Snow, steam--few other things refine each other to such high levels of perfection. We find our seats and begin a journey that is, in the words of several of our guests, magical. The snow continues to fall thickly, frosting the trees and bleaching the valleys below us. Even #9 amasses  a few little drifts of snow in the crevasses where the warmth of the boiler does not reach.  

Steam condenses easily in cold temperatures like these, and each curve in the tracks give us glimpses of # 9 trying and failing to outpace its own miasmas. The vapor is often thick enough to obscure the wheels, especially on the busy side of the locomotive. It appears to float over the tracks instead of biting down against the steal, and when we roll over the highest trestles,  we can easily believe that we are in flight.

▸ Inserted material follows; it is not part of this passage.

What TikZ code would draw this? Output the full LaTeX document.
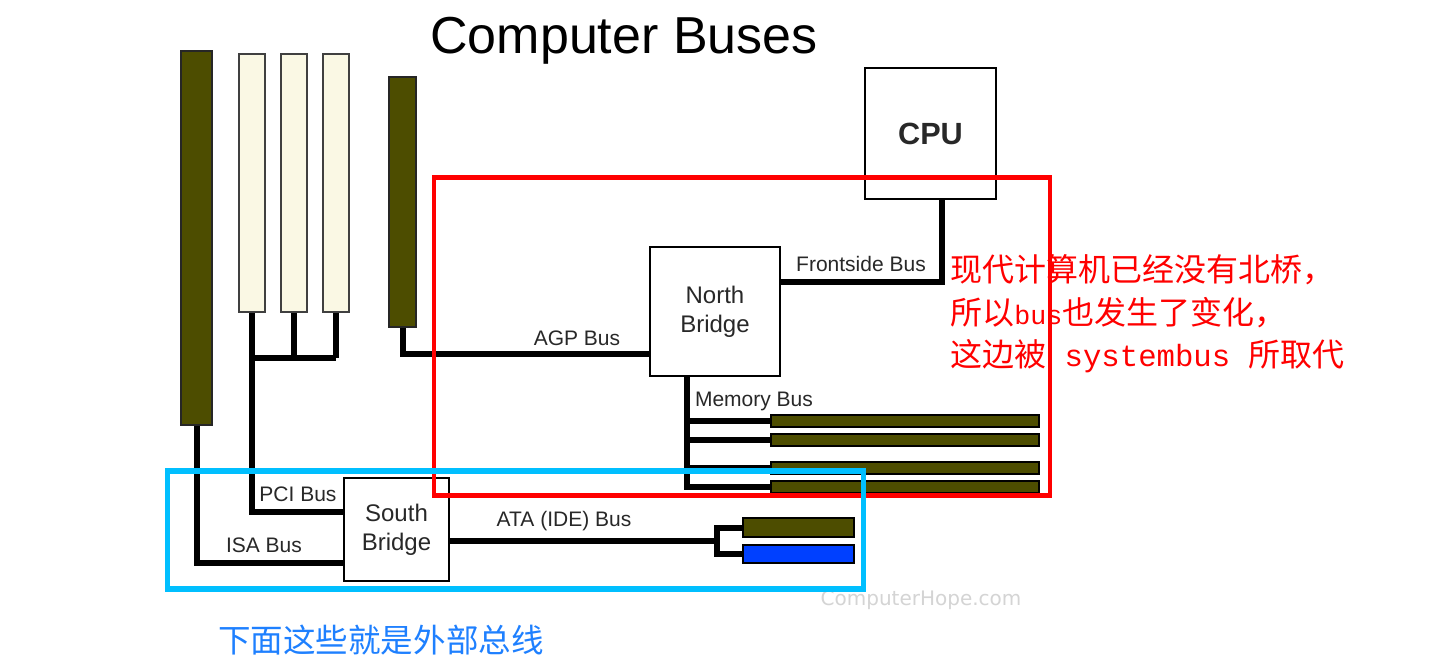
\documentclass[tikz,border=0pt]{standalone}
\usepackage{fontspec}
\setmainfont{Liberation Sans}
\newfontfamily\cjk{Noto Sans CJK SC}
\newfontfamily\monof{Liberation Mono}
\newfontfamily\wmfont{DejaVu Sans}
\definecolor{slotdark}{RGB}{77,77,0}
\definecolor{slotcream}{RGB}{250,248,228}
\definecolor{driveblue}{RGB}{0,64,255}
\definecolor{cyanbox}{RGB}{0,191,255}
\definecolor{labelgray}{RGB}{40,40,40}
\definecolor{notered}{RGB}{255,0,0}
\definecolor{noteblue}{RGB}{30,128,255}
\definecolor{wmgray}{RGB}{212,212,212}
\tikzset{
  slotbox/.style={draw=black!85, line width=1.4pt, inner sep=0pt},
  darkslot/.style={slotbox, fill=slotdark, minimum width=20.25pt},
  creamslot/.style={slotbox, fill=slotcream, draw=black!75, minimum width=19.9pt},
  memstick/.style={draw=black, line width=1.2pt, fill=slotdark, inner sep=0pt, minimum width=201pt, minimum height=9pt},
  drivebox/.style={draw=black, line width=1.2pt, inner sep=0pt, minimum width=83.25pt, minimum height=13.9pt},
  chip/.style={draw=black, line width=2.2pt, fill=white, inner sep=0pt, align=center, text=labelgray},
  bus/.style={line width=4.5pt, draw=black},
  buslabel/.style={text=labelgray, inner sep=0pt, font=\fontsize{15.75}{18}\selectfont},
  redline/.style={draw=notered, line width=3.4pt},
  cyanline/.style={draw=cyanbox, line width=3.8pt},
}
\begin{document}
\begin{tikzpicture}[x=0.75pt,y=-0.75pt]
\useasboundingbox[fill=white] (0,0) rectangle (1440,661);

% title
\node[inner sep=0pt, font=\fontsize{39}{44}\selectfont, text=black] (title) at (624,41) {Computer Buses};

% expansion slots
\node[darkslot, minimum width=23.25pt, minimum height=280.5pt] (isa) at (196.5,238) {};
\node[creamslot, minimum height=193.5pt] (pci1) at (252,183) {};
\node[creamslot, minimum height=193.5pt] (pci2) at (294,183) {};
\node[creamslot, minimum height=193.5pt] (pci3) at (336,183) {};
\node[darkslot, minimum height=187.5pt] (agp) at (402.5,202) {};

% chips
\node[chip, minimum width=97.5pt, minimum height=96.75pt, font=\fontsize{18}{22}\selectfont] (nb) at (715,311.5) {North\\Bridge};
\node[chip, minimum width=98.25pt, minimum height=98.25pt, font=\bfseries\fontsize{23}{26}\selectfont] (cpu) at (930.5,133.5) {CPU};
\node[chip, minimum width=78.75pt, minimum height=77.25pt, font=\fontsize{18}{22}\selectfont] (sb) at (396.5,529.5) {South\\Bridge};

% memory sticks
\node[memstick] (m1) at (905,421) {};
\node[memstick] (m2) at (905,440) {};
\node[memstick] (m3) at (905,468) {};
\node[memstick] (m4) at (905,487) {};

% drives
\node[drivebox, fill=slotdark] (d1) at (798.5,527.5) {};
\node[drivebox, fill=driveblue] (d2) at (798.5,554) {};

% helper coordinates
\coordinate (pj) at (252,358);
\coordinate (pciy) at (0,512);
\coordinate (isay) at (0,563);
\coordinate (agpy) at (0,354);
\coordinate (fsby) at (0,282);
\coordinate (fsbx) at (942,0);
\coordinate (memx) at (687,0);
\coordinate (atj) at (716.5,540.5);

% buses
\draw[bus] (pci1.south) -- (pj);
\draw[bus] (pci2.south) -- (pci2.south |- pj);
\draw[bus] (pci3.south) -- (pci3.south |- pj);
\draw[bus] (pj) -- (pci3.south |- pj);
\draw[bus] (pj) |- (sb.west |- pciy);
\draw[bus] (isa.south) |- (sb.west |- isay);
\draw[bus] (agp.south) |- (nb.west |- agpy);
\draw[bus] (nb.east |- fsby) -| (fsbx |- cpu.south);
\draw[bus] (memx |- nb.south) |- (m4.west);
\draw[bus] (memx |- m1.west) -- (m1.west);
\draw[bus] (memx |- m2.west) -- (m2.west);
\draw[bus] (memx |- m3.west) -- (m3.west);
\draw[bus] (sb.east |- atj) -- (atj);
\draw[bus] (atj) |- (d1.west);
\draw[bus] (atj) |- (d2.west);

% bus labels
\node[buslabel] (lpci) at (298,494) {PCI Bus};
\node[buslabel] (lisa) at (264,545) {ISA Bus};
\node[buslabel] (lata) at (564,521) {ATA (IDE) Bus};
\node[buslabel] (lagp) at (577,338) {AGP Bus};
\node[buslabel] (lfsb) at (861,264) {Frontside Bus};
\node[buslabel] (lmem) at (754,401) {Memory Bus};

% watermark
\node[inner sep=0pt, text=wmgray, font=\wmfont\fontsize{15}{18}\selectfont] (wm) at (921,600) {ComputerHope.com};

% notes
\node[anchor=west, inner sep=0pt, text=notered, font=\cjk\fontsize{24}{28}\selectfont] (r1) at (950,270) {现代计算机已经没有北桥，};
\node[anchor=west, inner sep=0pt, text=notered, font=\cjk\fontsize{24}{28}\selectfont] (r2) at (950,313) {所以{\monof\fontsize{20}{24}\selectfont bus}也发生了变化，};
\node[anchor=west, inner sep=0pt, text=notered, font=\cjk\fontsize{24}{28}\selectfont] (r3) at (950,356) {这边被{\monof\fontsize{23}{26}\selectfont\ systembus\ }所取代};
\node[anchor=west, inner sep=0pt, text=noteblue, font=\cjk\fontsize{24.4}{28}\selectfont] (b1) at (218,640) {下面这些就是外部总线};

% highlight frames
\draw[redline] (434,177.5) rectangle (1050,495.5);
\draw[cyanline] (167.5,471) rectangle (863.5,589);
\end{tikzpicture}
\end{document}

The circumstances we have lucked into make for a magical trip--our guests use that term often, and with conviction. The unexpected pleasures have  lined up so perfectly that it  seems beyond the realm of happenstance. We are transfixed, elated, anticipating a week creating of inimitable and indelible memories.

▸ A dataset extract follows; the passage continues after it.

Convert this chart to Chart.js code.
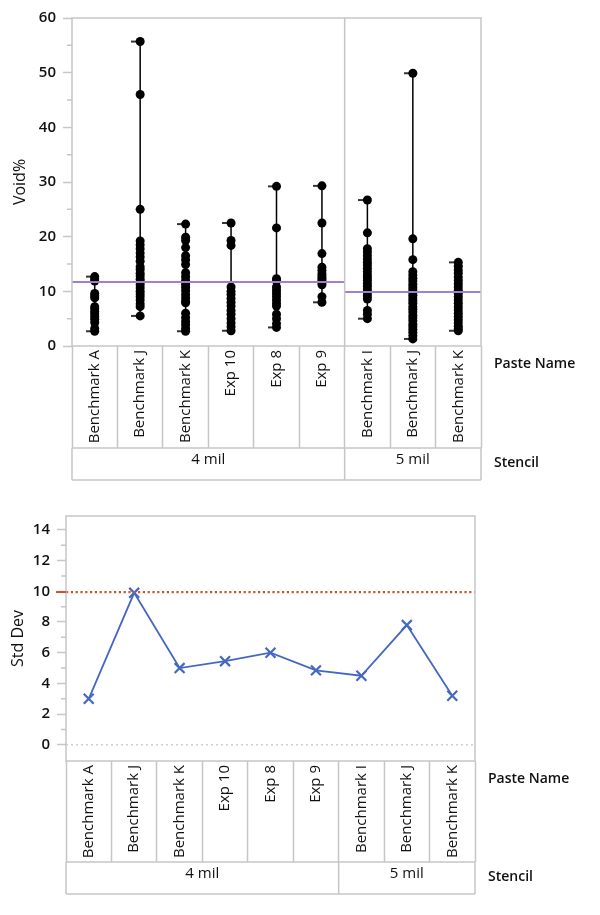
<!DOCTYPE html>
<html>
<head>
<meta charset="utf-8">
<script src="https://cdn.jsdelivr.net/npm/chart.js@4.4.1/dist/chart.umd.min.js"></script>
<style>
  html, body { margin: 0; padding: 0; background: #fff; }
  #page { position: relative; width: 600px; height: 915px; }
  .box { position: absolute; left: 0; width: 600px; }
</style>
</head>
<body>
<div id="page">
  <div class="box" style="top:0;height:500px"><canvas id="voidChart"></canvas></div>
  <div class="box" style="top:500px;height:415px"><canvas id="stdChart"></canvas></div>
</div>
<script>
// categories
const pasteNames = ['Benchmark A', 'Benchmark J', 'Benchmark K', 'Exp 10', 'Exp 8', 'Exp 9', 'Benchmark I', 'Benchmark J', 'Benchmark K'];
const stencils = ['4 mil', '5 mil'];
const stencilSizes = [6, 3];

// Void% readings per paste
const voidBenchA4 = [12.7, 12.3, 11.9, 9.6, 9.2, 8.8, 7.2, 6.8, 6.3, 5.9, 5.4, 4.9, 4.3, 3.2, 2.7];
const voidBenchJ4 = [55.7, 46.0, 25.0, 19.2, 18.5, 17.8, 17.0, 16.3, 15.5, 14.5, 14.0, 13.3, 12.8, 12.2, 11.7, 11.2, 10.6, 10.0, 9.5, 9.0, 8.4, 7.7, 7.2, 5.5];
const voidBenchK4 = [22.3, 19.9, 19.3, 18.0, 16.5, 15.8, 14.9, 13.4, 12.7, 12.0, 11.3, 10.7, 10.1, 9.4, 8.8, 8.2, 7.9, 6.0, 5.2, 4.5, 3.9, 3.2, 2.7];
const voidExp10 = [22.5, 19.3, 18.4, 10.8, 10.0, 9.4, 8.7, 8.0, 7.3, 6.5, 5.8, 5.0, 4.2, 3.5, 2.8];
const voidExp8 = [29.2, 21.6, 12.3, 11.9, 10.8, 10.2, 9.6, 9.0, 8.4, 7.8, 7.3, 5.8, 5.0, 4.1, 3.4];
const voidExp9 = [29.3, 22.5, 16.9, 14.4, 13.8, 13.2, 12.8, 12.4, 12.0, 11.6, 11.2, 9.0, 8.0];
const voidBenchI5 = [26.7, 20.7, 17.8, 17.2, 16.5, 15.9, 15.3, 14.8, 14.2, 13.6, 13.0, 12.5, 12.0, 11.4, 10.9, 10.3, 9.8, 9.2, 8.6, 6.5, 5.8, 5.0];
const voidBenchJ5 = [49.9, 19.6, 15.8, 13.6, 13.0, 12.4, 11.9, 11.3, 10.8, 10.3, 9.8, 9.3, 8.8, 8.3, 7.8, 7.2, 6.7, 6.2, 5.6, 5.1, 4.6, 4.0, 3.5, 3.0, 2.5, 1.9, 1.3];
const voidBenchK5 = [15.3, 14.6, 13.9, 13.3, 12.6, 12.0, 11.4, 10.8, 10.2, 9.6, 9.0, 8.4, 7.8, 7.2, 6.6, 6.0, 5.4, 4.8, 4.2, 3.6, 3.1, 2.8];
const voidValues = [voidBenchA4, voidBenchJ4, voidBenchK4, voidExp10, voidExp8, voidExp9, voidBenchI5, voidBenchJ5, voidBenchK5];
const groupMeans = [11.7, 9.9];

// Std Dev per paste
const stdDev = [3.0, 9.9, 5.0, 5.45, 6.0, 4.85, 4.5, 7.8, 3.2];
const stdLimit = 9.95;

// tick labels
const voidTicks = [0, 10, 20, 30, 40, 50, 60];
const stdTicks = [0, 2, 4, 6, 8, 10, 12, 14];

Chart.defaults.font.family = "'Open Sans', sans-serif";
Chart.defaults.color = '#111';
Chart.defaults.animation = false;

const lineGray = '#c6c6c6';

// frame, label rows, minor ticks
const labelRows = {
  id: 'labelRows',
  afterDraw(chart, args, opts) {
    const { ctx, chartArea: a } = chart;
    const xs = chart.scales.xv;
    const ys = chart.scales.y;
    ctx.save();
    ctx.strokeStyle = lineGray;
    ctx.lineWidth = 1.5;
    ctx.strokeRect(a.left, a.top, a.right - a.left, a.bottom - a.top);
    const row1 = a.bottom + opts.nameRow;
    const row2 = row1 + opts.stencilRow;
    ctx.beginPath();
    ctx.moveTo(a.left, row1); ctx.lineTo(a.right, row1);
    ctx.moveTo(a.left, row2); ctx.lineTo(a.right, row2);
    ctx.font = '15px "Open Sans"';
    ctx.fillStyle = '#111';
    ctx.textAlign = 'center';
    ctx.textBaseline = 'middle';
    let start = 0;
    stencilSizes.forEach((n, g) => {
      const x0 = xs.getPixelForValue(start - 0.5);
      const x1 = xs.getPixelForValue(start + n - 0.5);
      ctx.moveTo(x0, row1); ctx.lineTo(x0, row2);
      ctx.moveTo(x1, row1); ctx.lineTo(x1, row2);
      if (opts.divider && g > 0) {
        ctx.moveTo(x0, a.top); ctx.lineTo(x0, a.bottom);
      }
      ctx.fillText(stencils[g], (x0 + x1) / 2, row1 + 12);
      start += n;
    });
    // minor ticks halfway between the labelled ones
    const t = opts.ticks;
    for (let i = 0; i < t.length - 1; i++) {
      const py = ys.getPixelForValue((t[i] + t[i + 1]) / 2);
      ctx.moveTo(a.left - 5, py); ctx.lineTo(a.left, py);
    }
    ctx.stroke();
    if (opts.limit != null) {
      const py = ys.getPixelForValue(opts.limit);
      ctx.strokeStyle = '#c8552e';
      ctx.lineWidth = 2;
      ctx.beginPath(); ctx.moveTo(a.left - 10, py); ctx.lineTo(a.left, py); ctx.stroke();
    }
    ctx.font = '600 14px "Open Sans"';
    ctx.textAlign = 'left';
    ctx.fillText('Paste Name', a.right + 13, a.bottom + 18);
    ctx.fillText('Stencil', a.right + 13, row1 + 15);
    ctx.restore();
  }
};

function catAxis(height, tickLen) {
  return {
    type: 'category',
    labels: pasteNames,
    offset: true,
    grid: { offset: true, drawOnChartArea: false, tickLength: tickLen, tickColor: lineGray, tickWidth: 1.5 },
    border: { display: false },
    ticks: { minRotation: 90, maxRotation: 90, autoSkip: false, padding: 4 - tickLen, font: { size: 15 } },
    afterFit: s => { s.height = height; }
  };
}

function valueAxis(min, max, ticks, title, width, titlePad) {
  return {
    min: min, max: max,
    afterBuildTicks: s => { s.ticks = ticks.map(v => ({ value: v })); },
    grid: { drawOnChartArea: false, tickLength: 9, tickColor: lineGray, tickWidth: 1.5 },
    border: { display: false },
    ticks: { padding: 7, font: { size: 15, weight: '600' } },
    title: { display: true, text: title, font: { size: 16 }, padding: { top: titlePad, bottom: 0 } },
    afterFit: s => { s.width = width; }
  };
}

function capImage() {
  const c = document.createElement('canvas');
  c.width = 18; c.height = 4;
  const g = c.getContext('2d');
  g.strokeStyle = '#000'; g.lineWidth = 1.6;
  g.beginPath(); g.moveTo(0, 2); g.lineTo(9, 2); g.stroke();
  return c;
}

// top chart data built from the arrays
const dots = [];
const ranges = [];
const caps = [];
voidValues.forEach((vals, i) => {
  vals.forEach(v => dots.push({ x: i, y: v }));
  const lo = Math.min(...vals), hi = Math.max(...vals);
  ranges.push({ x: i, y: lo }, { x: i, y: hi }, { x: i, y: null });
  caps.push({ x: i, y: lo }, { x: i, y: hi });
});
const meanSets = [];
let gStart = 0;
stencilSizes.forEach((n, g) => {
  meanSets.push({
    type: 'line', xAxisID: 'xv',
    data: [{ x: gStart - 0.5, y: groupMeans[g] }, { x: gStart + n - 0.5, y: groupMeans[g] }],
    borderColor: '#a07fd0', borderWidth: 2, pointRadius: 0
  });
  gStart += n;
});

new Chart(document.getElementById('voidChart'), {
  type: 'line',
  data: {
    datasets: [
      ...meanSets,
      { xAxisID: 'xv', data: ranges, borderColor: '#000', borderWidth: 1.5, pointRadius: 0, spanGaps: false },
      { xAxisID: 'xv', data: caps, showLine: false, pointStyle: capImage(), pointRadius: 5 },
      { xAxisID: 'xv', data: dots, showLine: false, pointRadius: 4.5, pointBackgroundColor: '#000', pointBorderWidth: 0 }
    ]
  },
  options: {
    responsive: true, maintainAspectRatio: false, events: [],
    layout: { padding: { left: 0, top: 18, right: 119, bottom: 20 } },
    plugins: { legend: { display: false }, tooltip: { enabled: false },
      labelRows: { nameRow: 102, stencilRow: 32, divider: true, ticks: voidTicks, limit: null } },
    scales: {
      x: catAxis(134, 102),
      xv: { type: 'linear', display: false, min: -0.5, max: 8.5 },
      y: valueAxis(0, 60, voidTicks, 'Void%', 72, 11)
    }
  },
  plugins: [labelRows]
});

new Chart(document.getElementById('stdChart'), {
  type: 'line',
  data: {
    datasets: [
      { xAxisID: 'xv', data: [{ x: -0.5, y: 0 }, { x: 8.5, y: 0 }], borderColor: '#cfcfcf', borderWidth: 1.5, borderDash: [2, 3], pointRadius: 0 },
      { xAxisID: 'xv', data: [{ x: -0.5, y: stdLimit }, { x: 8.5, y: stdLimit }], borderColor: '#c8552e', borderWidth: 2.2, borderDash: [2.2, 2.6], pointRadius: 0 },
      { xAxisID: 'xv', data: stdDev.map((v, i) => ({ x: i, y: v })), borderColor: '#4468c2', borderWidth: 1.8,
        pointStyle: 'crossRot', pointRadius: 7, pointBorderWidth: 2.2, pointBorderColor: '#4468c2' }
    ]
  },
  options: {
    responsive: true, maintainAspectRatio: false, events: [],
    layout: { padding: { left: 0, top: 16, right: 125, bottom: 21 } },
    plugins: { legend: { display: false }, tooltip: { enabled: false },
      labelRows: { nameRow: 101, stencilRow: 32, divider: false, ticks: stdTicks, limit: stdLimit } },
    scales: {
      x: catAxis(133, 101),
      xv: { type: 'linear', display: false, min: -0.5, max: 8.5 },
      y: valueAxis(-1.05, 14.9, stdTicks, 'Std Dev', 66, 9)
    }
  },
  plugins: [labelRows]
});
</script>
</body>
</html>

We do not hold back in voicing how fortunate we are to be on this train, at this specific moment, and once we have given voice to that gratitude a floodgate of discourse is opened. Every bump in the rail shakes out another personal story, every retrenchment of the slack shakes another bit of conversation out of us. We confide whether our interest in railroading is idiopathic, or rooted in a long familial history of livelihoods earned upon the rails. We admit to gaps in our historical or technical knowledge, fill them in for others where we can.  A few are prompted by the sound of the  9’s whistle to relate their personal memories of the time before steam and passenger railroads were culled; for most of us, the Georgetown Loop and the other locations on our journey are the realest experience with steam railroading we’ll ever collect.

The ride on the Georgetown Loop isn’t a long one, as tourist train rides go, but by the end of it, we have  begun to coalesce as a group.  We have offered the prelude to our life stories, given a glimpse into our backgrounds, sympathized as our companions stumble through attempts to elucidate exactly how much these rides means to them. Between the twenty-seven of us, our lives are as varied and verdant as the mountains, but a love of preserved railroading has begun to weld us together into friends. Of all the circumstances that have come together in our favor, this one is by far the most valuable.